In our problem, we use the origin point (0,0) and the given point (-5,-12). Substituting these into the formula gives:

• \( r = \sqrt{(-5 - 0)^2 + (-12 - 0)^2} \)
• \( r = \sqrt{25 + 144} \)
• \( r = \sqrt{169} \)
• \( r = 13 \)

Here, 13 is the radius of our circle.

Coordinate geometry, also known as analytic geometry, marries algebra and geometry to describe geometric figures using equations. In this plane, any point is defined by an ordered pair of numbers, \((x, y)\). This system helps us visualize algebraic equations and simplify geometric problems through algebra.
In our exercise, we need to visualize a circle which has its center at the origin, (0,0). Circles in coordinate geometry are unique because they benefit from a simple equation when centered at the origin. It is given by:

• \( x^2 + y^2 = r^2 \)

where \( r \) is the radius of the circle. If the center were not at the origin, the equation would be slightly more complex.
Using coordinate geometry simplifies our task of finding the circle's equation and allows us to connect algebra with geometry seamlessly.

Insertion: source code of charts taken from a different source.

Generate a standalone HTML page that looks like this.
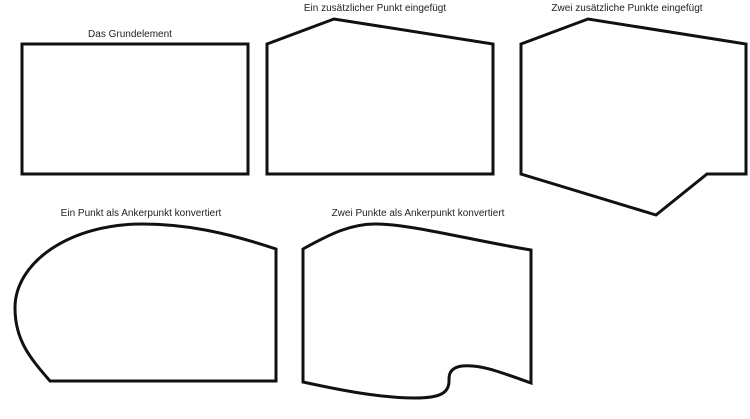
<!DOCTYPE html>
<html><head><meta charset="utf-8"><style>
html,body{margin:0;padding:0;background:#fff;width:750px;height:419px;overflow:hidden}
text{font-family:"Liberation Sans",sans-serif;font-size:10px;fill:#222}
</style></head><body>
<svg width="750" height="419" viewBox="0 0 750 419" xmlns="http://www.w3.org/2000/svg">
<g fill="none" stroke="#111" stroke-width="3" stroke-linejoin="miter">
<rect x="22" y="44" width="226" height="130"/>
<path d="M267,44 L334,19 L493,44 L493,174 L267,174 Z"/>
<path d="M521,44 L588,19 L746,44 L746,174 L707,174 L656,215 L521,174 Z"/>
<path d="M50,381 L276,381 L276,249 C225,232 185,224 142,224 C70,224 15,262 15,308 C15,340 30,358 50,381 Z"/>
<path d="M303,382 L303,249 C330,234 352,223 378,224 C415,225 470,240 531,250 L531,383 C500,372 480,364 462,366 C448,368 449,377 449,381 C449,393 440,398 415,398 C380,398 340,390 303,382 Z"/>
</g>
<text x="130" y="37" text-anchor="middle">Das Grundelement</text>
<text x="375" y="11" text-anchor="middle">Ein zusätzlicher Punkt eingefügt</text>
<text x="627" y="11" text-anchor="middle">Zwei zusätzliche Punkte eingefügt</text>
<text x="141" y="216" text-anchor="middle">Ein Punkt als Ankerpunkt konvertiert</text>
<text x="418" y="216" text-anchor="middle">Zwei Punkte als Ankerpunkt konvertiert</text>
</svg>
</body></html>
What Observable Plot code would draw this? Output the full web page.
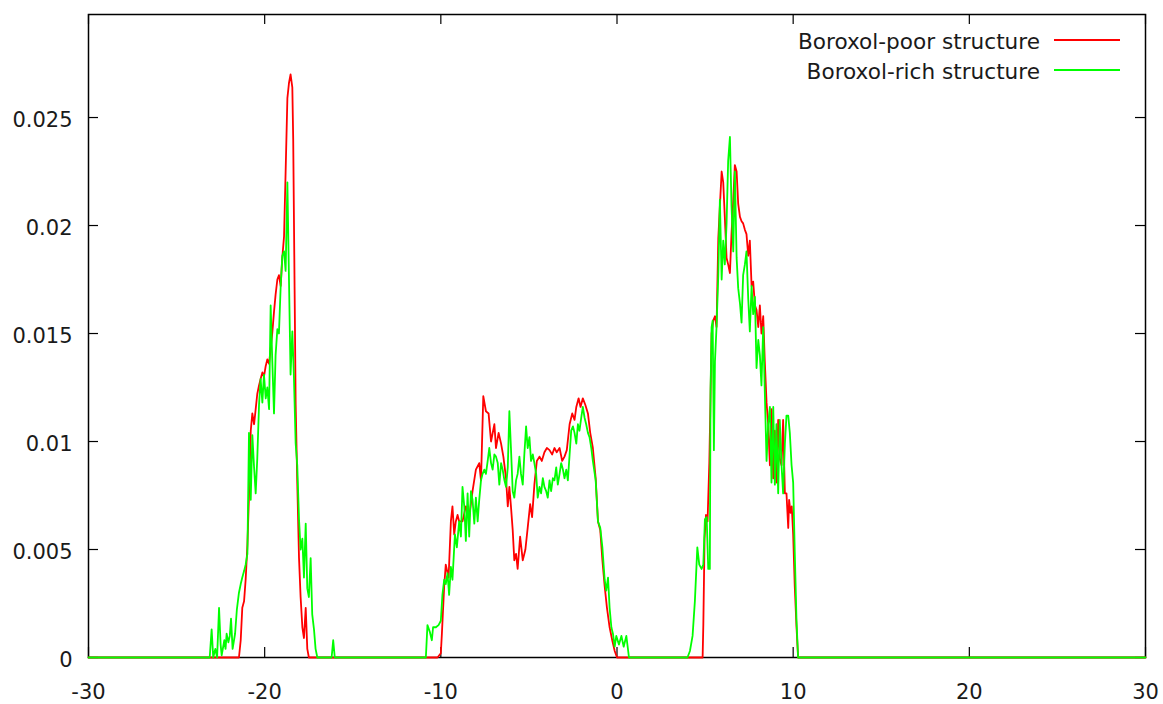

Calculating the radius is often the first step in forming the circle's equation. The radius of a circle is the distance from the center of the circle to any point on its edge. By using the distance formula with one endpoint at the circle's center and the other at any point on the circle's circumference, we obtain the radius.
In this exercise, since the circle is centered at the origin and passes through the point (-5, -12), we use the coordinates of these points in the distance formula:

• \( r = \sqrt{(-5 - 0)^2 + (-12 - 0)^2} \)
• \( r = \sqrt{25 + 144} \)
• \( r = \sqrt{169} \)
• \( r = 13 \)

This tells us that the radius of the circle is 13. With this radius, we can directly form the equation of the circle as \( x^2 + y^2 = 169 \), thanks to the elegance of the circle centered at the origin on the coordinate plane.